* _DIRECTIONS_
In the records below, find the line that contains "Emit a Python" and the line that contains "import plotly.graph_objects as go"; write out exactly those two lines and everything between them, without the pictures.

===

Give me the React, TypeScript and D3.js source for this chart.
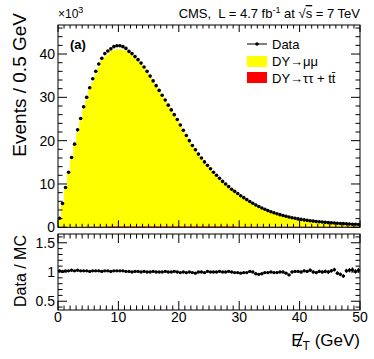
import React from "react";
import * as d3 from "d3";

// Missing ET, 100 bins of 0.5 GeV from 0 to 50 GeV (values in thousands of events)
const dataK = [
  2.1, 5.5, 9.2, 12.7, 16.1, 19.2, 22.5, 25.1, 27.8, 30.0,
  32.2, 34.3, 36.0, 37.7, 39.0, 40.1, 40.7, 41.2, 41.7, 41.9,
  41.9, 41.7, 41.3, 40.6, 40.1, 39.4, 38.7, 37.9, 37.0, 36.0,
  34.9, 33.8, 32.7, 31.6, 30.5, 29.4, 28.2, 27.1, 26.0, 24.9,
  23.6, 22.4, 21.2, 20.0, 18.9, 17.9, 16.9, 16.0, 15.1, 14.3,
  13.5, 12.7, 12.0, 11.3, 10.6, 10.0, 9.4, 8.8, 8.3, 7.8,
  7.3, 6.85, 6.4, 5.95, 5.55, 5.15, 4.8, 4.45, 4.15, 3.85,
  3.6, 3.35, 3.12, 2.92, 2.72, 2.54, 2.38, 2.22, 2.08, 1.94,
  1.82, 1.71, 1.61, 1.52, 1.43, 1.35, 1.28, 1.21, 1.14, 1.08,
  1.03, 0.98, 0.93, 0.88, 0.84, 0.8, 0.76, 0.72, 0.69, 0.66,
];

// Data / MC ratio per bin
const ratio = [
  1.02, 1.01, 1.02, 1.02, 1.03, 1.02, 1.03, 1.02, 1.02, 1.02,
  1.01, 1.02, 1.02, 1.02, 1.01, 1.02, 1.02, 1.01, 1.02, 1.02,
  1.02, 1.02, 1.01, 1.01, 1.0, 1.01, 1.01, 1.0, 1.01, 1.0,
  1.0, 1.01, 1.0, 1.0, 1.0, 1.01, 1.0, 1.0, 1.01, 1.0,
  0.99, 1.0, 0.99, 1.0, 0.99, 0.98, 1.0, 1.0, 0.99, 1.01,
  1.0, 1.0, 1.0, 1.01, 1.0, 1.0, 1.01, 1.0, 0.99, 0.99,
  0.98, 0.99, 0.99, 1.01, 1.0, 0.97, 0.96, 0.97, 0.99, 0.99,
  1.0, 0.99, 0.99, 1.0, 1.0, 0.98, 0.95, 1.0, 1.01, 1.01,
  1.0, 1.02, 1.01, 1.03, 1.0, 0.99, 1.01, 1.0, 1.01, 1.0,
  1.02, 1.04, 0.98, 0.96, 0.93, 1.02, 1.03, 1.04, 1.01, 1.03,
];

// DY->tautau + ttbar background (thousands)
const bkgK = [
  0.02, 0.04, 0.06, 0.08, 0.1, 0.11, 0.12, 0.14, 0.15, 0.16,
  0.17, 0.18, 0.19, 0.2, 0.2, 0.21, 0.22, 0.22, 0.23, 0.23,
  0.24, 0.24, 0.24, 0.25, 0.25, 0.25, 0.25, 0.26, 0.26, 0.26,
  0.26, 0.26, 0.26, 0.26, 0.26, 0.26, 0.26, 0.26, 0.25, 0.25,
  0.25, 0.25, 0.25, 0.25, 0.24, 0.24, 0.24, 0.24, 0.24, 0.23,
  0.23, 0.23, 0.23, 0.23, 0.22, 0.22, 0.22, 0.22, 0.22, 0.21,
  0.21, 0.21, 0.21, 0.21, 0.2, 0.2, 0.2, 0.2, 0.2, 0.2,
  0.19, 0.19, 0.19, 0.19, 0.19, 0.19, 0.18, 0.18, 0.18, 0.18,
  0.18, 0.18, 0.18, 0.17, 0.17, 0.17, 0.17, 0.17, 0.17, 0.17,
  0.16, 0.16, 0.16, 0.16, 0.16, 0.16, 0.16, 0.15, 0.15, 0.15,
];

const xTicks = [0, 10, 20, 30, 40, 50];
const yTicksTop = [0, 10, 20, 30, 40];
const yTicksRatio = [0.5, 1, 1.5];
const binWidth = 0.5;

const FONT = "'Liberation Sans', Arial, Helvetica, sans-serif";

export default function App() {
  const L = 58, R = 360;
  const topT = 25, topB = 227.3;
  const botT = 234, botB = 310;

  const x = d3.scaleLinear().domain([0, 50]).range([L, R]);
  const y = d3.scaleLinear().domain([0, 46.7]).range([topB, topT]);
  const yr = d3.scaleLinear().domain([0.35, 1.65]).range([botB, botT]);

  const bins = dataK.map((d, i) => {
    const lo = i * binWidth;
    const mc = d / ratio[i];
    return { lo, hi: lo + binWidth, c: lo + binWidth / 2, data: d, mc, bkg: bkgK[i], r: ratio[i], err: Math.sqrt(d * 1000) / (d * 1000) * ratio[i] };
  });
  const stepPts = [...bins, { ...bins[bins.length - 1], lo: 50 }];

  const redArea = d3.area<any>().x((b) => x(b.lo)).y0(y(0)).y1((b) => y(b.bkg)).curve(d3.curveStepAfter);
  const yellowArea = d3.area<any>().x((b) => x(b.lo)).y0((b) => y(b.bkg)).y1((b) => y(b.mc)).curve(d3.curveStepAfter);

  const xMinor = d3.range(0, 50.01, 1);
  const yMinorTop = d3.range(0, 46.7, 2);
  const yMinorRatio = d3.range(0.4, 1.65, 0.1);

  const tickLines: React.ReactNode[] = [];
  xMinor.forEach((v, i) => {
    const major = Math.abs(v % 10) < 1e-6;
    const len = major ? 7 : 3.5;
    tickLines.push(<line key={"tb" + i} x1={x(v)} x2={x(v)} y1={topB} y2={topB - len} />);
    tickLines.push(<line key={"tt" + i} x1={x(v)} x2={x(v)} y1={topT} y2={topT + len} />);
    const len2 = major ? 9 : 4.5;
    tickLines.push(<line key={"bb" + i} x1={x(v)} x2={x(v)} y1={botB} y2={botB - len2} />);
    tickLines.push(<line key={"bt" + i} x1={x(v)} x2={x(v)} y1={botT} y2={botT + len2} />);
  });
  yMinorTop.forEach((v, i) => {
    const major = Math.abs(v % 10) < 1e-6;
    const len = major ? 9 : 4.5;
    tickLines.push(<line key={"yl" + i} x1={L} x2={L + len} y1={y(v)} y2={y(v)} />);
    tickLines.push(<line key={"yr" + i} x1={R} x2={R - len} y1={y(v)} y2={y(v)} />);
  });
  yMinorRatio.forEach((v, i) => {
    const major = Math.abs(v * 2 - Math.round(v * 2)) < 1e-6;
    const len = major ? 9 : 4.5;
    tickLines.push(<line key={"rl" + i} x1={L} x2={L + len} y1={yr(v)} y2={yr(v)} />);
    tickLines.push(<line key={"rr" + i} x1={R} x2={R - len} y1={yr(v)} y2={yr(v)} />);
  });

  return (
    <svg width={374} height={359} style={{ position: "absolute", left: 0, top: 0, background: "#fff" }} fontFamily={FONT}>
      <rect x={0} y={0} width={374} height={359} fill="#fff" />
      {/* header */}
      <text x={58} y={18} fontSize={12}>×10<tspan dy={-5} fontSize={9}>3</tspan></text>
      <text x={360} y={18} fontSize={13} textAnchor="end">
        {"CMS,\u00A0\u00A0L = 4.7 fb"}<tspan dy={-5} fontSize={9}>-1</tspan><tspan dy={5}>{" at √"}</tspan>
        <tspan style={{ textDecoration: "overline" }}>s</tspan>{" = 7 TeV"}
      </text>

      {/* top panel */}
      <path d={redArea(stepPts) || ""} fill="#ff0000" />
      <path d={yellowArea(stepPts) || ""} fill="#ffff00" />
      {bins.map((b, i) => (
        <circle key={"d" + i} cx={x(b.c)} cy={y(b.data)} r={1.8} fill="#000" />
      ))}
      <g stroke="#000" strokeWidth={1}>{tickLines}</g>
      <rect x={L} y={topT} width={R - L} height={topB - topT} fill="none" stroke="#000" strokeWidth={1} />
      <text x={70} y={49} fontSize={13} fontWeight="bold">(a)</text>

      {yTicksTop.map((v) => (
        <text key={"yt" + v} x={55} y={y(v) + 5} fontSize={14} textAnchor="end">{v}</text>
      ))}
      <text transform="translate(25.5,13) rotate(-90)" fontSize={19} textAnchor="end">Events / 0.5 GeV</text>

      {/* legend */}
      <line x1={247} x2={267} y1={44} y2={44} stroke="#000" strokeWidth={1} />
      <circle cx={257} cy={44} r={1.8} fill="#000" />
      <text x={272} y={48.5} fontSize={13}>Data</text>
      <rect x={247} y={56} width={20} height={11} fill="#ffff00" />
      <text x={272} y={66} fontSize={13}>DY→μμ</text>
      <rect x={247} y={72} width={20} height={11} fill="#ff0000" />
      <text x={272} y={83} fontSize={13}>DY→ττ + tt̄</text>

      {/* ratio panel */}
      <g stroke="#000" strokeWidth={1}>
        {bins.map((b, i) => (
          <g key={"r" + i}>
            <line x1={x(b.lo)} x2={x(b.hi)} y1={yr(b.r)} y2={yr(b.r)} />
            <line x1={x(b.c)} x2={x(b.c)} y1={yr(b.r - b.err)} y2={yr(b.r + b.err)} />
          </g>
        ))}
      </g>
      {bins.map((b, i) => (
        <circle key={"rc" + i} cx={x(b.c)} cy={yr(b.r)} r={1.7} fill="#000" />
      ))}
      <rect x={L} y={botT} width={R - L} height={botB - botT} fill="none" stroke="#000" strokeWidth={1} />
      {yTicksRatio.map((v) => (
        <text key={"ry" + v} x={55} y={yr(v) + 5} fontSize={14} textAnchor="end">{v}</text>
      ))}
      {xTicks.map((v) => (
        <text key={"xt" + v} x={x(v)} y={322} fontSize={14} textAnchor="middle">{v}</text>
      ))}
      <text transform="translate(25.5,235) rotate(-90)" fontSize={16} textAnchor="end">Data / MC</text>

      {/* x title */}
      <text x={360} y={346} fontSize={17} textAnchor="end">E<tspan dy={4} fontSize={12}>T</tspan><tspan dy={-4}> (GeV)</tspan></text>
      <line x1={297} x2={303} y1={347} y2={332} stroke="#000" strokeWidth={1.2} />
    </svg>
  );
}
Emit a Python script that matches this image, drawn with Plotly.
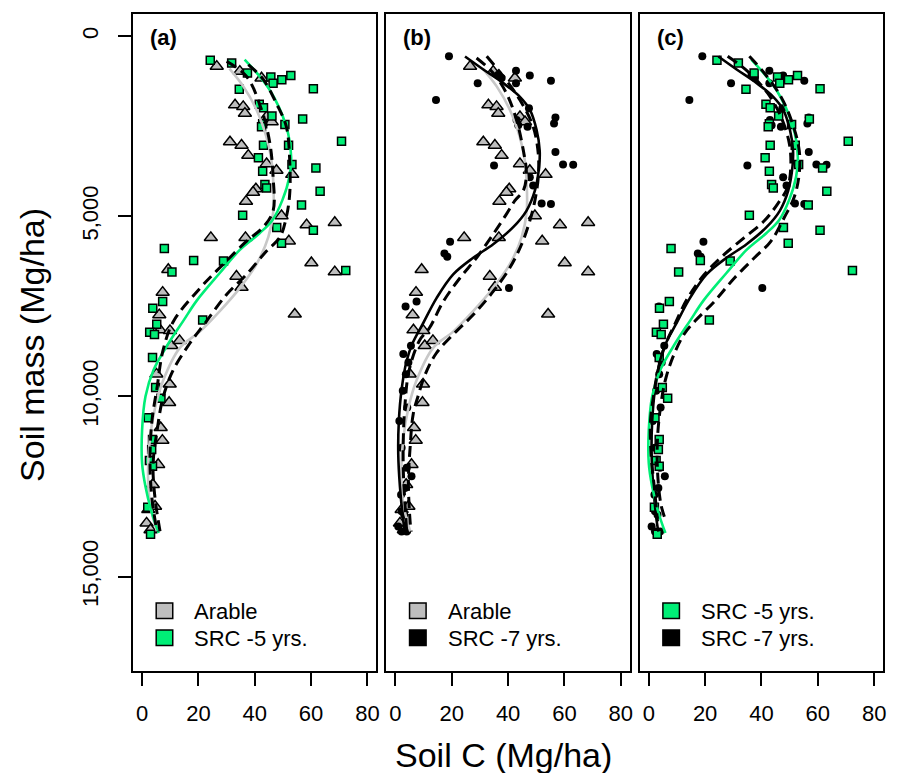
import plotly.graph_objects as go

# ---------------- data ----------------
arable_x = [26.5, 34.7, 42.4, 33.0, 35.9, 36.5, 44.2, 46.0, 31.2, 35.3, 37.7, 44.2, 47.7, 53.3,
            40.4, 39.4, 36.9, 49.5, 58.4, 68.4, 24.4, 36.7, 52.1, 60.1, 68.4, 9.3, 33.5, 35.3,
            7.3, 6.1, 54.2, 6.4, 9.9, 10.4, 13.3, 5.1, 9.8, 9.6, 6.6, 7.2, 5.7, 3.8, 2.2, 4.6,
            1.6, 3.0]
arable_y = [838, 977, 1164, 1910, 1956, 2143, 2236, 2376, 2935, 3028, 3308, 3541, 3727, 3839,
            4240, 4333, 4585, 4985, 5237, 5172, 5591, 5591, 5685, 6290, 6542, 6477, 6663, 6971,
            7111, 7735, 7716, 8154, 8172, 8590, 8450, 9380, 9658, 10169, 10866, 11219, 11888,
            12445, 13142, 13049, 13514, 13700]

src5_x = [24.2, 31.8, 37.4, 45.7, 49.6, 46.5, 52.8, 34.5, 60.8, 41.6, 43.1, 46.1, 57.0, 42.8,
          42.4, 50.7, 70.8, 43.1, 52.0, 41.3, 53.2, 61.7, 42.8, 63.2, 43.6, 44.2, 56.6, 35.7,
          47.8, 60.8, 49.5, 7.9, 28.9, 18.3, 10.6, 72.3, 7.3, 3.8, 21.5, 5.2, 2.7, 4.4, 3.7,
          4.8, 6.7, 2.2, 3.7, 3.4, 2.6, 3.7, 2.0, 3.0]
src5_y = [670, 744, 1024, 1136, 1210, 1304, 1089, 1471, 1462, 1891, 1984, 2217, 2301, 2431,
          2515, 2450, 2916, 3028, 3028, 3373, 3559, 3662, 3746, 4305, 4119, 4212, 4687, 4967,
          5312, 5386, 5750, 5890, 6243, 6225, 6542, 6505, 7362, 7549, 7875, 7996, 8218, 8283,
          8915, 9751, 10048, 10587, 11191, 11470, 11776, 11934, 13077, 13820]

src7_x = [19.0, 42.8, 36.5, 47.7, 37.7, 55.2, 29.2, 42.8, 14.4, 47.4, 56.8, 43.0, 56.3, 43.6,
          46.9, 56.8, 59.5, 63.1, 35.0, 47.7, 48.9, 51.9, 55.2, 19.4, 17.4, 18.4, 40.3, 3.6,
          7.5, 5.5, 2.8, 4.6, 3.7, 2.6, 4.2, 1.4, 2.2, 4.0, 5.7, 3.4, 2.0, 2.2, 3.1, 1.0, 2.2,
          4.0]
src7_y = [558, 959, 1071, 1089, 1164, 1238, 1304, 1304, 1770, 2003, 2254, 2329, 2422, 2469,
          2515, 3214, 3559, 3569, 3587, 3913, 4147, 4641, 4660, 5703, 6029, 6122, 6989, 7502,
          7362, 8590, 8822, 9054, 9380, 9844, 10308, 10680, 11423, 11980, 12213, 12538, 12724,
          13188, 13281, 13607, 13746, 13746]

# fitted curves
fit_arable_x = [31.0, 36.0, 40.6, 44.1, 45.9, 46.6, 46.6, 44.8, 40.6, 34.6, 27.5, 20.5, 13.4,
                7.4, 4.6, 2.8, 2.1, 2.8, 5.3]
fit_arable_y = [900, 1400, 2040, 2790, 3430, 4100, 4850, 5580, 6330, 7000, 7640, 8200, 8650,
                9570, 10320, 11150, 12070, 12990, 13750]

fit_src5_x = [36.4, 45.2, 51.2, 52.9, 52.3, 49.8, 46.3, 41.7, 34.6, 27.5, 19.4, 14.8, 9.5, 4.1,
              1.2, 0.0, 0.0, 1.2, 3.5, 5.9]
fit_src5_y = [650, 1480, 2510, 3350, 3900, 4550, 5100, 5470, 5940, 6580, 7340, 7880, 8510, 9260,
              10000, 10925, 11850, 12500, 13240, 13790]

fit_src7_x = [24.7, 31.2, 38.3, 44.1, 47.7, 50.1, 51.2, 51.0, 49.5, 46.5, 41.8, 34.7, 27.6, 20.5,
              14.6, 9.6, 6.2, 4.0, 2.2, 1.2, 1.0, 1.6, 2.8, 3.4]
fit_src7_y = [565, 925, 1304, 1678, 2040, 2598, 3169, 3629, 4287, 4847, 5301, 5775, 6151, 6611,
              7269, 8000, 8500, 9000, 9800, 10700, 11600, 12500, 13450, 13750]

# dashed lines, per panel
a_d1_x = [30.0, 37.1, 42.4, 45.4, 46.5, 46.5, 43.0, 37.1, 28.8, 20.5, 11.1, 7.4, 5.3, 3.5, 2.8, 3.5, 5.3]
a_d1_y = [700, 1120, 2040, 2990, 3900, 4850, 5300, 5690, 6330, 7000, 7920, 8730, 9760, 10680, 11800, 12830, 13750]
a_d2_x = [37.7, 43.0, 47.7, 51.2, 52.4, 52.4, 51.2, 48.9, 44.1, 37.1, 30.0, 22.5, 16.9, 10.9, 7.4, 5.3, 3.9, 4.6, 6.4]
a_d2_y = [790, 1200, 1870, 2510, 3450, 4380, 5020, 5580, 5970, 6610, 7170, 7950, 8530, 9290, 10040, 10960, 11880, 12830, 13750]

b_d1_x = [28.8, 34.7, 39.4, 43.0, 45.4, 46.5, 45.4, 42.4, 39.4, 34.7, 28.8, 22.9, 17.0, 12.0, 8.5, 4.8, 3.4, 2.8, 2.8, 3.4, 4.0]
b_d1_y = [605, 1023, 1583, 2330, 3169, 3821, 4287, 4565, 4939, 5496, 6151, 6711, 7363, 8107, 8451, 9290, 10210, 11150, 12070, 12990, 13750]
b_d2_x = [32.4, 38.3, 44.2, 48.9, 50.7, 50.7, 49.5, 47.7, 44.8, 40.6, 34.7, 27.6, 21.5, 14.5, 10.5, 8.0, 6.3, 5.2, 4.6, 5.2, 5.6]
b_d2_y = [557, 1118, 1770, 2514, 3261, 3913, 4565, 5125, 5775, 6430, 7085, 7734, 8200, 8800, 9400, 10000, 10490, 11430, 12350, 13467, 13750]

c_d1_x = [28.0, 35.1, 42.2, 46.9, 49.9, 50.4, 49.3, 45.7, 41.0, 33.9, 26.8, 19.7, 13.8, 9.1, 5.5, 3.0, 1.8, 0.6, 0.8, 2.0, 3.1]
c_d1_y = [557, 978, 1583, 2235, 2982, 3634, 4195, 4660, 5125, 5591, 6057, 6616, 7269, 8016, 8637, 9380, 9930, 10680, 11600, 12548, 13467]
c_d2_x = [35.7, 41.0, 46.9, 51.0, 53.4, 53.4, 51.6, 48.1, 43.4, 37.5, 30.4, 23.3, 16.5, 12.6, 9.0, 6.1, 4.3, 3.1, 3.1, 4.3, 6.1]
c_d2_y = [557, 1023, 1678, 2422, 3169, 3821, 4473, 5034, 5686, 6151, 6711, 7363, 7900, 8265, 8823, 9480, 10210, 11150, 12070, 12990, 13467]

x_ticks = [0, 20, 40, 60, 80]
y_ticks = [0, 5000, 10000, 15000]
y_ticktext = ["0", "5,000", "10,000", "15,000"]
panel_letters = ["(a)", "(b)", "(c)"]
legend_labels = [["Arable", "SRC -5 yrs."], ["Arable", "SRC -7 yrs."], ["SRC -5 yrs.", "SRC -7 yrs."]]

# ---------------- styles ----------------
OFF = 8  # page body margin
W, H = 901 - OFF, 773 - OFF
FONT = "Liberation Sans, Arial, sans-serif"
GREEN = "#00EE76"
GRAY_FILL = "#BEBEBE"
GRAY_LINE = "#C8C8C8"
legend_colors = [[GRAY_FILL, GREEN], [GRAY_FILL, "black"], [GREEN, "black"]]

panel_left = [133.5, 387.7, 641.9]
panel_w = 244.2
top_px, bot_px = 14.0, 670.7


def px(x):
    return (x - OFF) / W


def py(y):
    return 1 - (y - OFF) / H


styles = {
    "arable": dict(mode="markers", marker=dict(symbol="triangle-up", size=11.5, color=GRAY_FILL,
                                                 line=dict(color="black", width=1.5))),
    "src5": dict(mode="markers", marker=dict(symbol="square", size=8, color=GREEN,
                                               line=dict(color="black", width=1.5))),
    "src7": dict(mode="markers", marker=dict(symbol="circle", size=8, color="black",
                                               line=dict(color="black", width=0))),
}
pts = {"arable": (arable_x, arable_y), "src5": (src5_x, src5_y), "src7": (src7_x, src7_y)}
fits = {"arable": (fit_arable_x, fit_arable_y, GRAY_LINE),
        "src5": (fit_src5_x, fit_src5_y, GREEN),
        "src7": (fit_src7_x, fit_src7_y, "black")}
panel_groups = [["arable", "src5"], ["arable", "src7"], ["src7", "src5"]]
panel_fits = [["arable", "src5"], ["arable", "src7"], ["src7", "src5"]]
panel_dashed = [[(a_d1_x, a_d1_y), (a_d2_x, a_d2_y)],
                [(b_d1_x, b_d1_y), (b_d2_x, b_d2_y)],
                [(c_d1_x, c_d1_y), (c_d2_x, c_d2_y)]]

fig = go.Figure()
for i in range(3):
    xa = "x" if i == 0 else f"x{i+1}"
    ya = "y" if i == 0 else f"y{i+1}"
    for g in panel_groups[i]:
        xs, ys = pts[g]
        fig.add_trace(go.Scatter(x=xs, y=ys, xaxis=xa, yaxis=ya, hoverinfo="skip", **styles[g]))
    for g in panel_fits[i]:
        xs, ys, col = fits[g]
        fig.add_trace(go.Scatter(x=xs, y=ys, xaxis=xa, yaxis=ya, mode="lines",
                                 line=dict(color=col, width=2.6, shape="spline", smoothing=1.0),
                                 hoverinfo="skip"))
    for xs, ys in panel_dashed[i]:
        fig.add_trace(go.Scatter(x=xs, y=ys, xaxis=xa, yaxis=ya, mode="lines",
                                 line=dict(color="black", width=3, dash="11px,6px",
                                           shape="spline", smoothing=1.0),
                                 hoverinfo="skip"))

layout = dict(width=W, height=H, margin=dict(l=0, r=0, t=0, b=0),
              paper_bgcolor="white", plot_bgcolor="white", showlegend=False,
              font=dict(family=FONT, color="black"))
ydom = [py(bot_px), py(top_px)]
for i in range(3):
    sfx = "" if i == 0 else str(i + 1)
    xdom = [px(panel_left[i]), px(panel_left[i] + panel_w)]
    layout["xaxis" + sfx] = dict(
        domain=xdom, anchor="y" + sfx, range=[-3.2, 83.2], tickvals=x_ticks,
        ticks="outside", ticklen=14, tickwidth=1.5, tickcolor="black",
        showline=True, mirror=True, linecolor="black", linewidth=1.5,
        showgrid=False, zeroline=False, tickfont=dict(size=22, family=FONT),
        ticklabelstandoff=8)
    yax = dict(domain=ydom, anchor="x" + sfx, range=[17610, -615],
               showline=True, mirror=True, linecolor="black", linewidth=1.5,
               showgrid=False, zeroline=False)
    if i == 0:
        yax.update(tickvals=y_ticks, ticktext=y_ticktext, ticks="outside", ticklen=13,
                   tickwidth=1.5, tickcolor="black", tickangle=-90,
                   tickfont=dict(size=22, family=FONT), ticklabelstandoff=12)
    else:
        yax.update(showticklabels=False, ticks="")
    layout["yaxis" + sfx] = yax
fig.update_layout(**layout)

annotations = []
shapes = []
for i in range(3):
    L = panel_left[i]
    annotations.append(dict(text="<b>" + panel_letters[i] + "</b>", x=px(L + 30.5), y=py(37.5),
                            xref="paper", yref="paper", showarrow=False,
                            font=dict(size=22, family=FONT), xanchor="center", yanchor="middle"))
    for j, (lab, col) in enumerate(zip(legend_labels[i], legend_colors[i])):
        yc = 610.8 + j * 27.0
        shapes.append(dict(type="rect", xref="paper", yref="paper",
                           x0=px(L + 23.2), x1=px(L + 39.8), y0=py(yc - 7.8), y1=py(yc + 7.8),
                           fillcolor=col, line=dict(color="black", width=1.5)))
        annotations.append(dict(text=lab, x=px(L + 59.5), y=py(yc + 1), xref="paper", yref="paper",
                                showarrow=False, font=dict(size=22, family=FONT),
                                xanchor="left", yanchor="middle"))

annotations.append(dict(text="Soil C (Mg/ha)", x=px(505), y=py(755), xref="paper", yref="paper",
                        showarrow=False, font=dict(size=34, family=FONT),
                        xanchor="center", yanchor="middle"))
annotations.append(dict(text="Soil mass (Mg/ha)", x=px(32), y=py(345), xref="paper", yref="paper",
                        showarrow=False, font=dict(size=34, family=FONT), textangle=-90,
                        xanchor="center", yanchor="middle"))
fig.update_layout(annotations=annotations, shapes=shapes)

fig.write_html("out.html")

===

* _SOLVED EXERCISE_
Emit a Python script that matches this image, drawn with Plotly.
import plotly.graph_objects as go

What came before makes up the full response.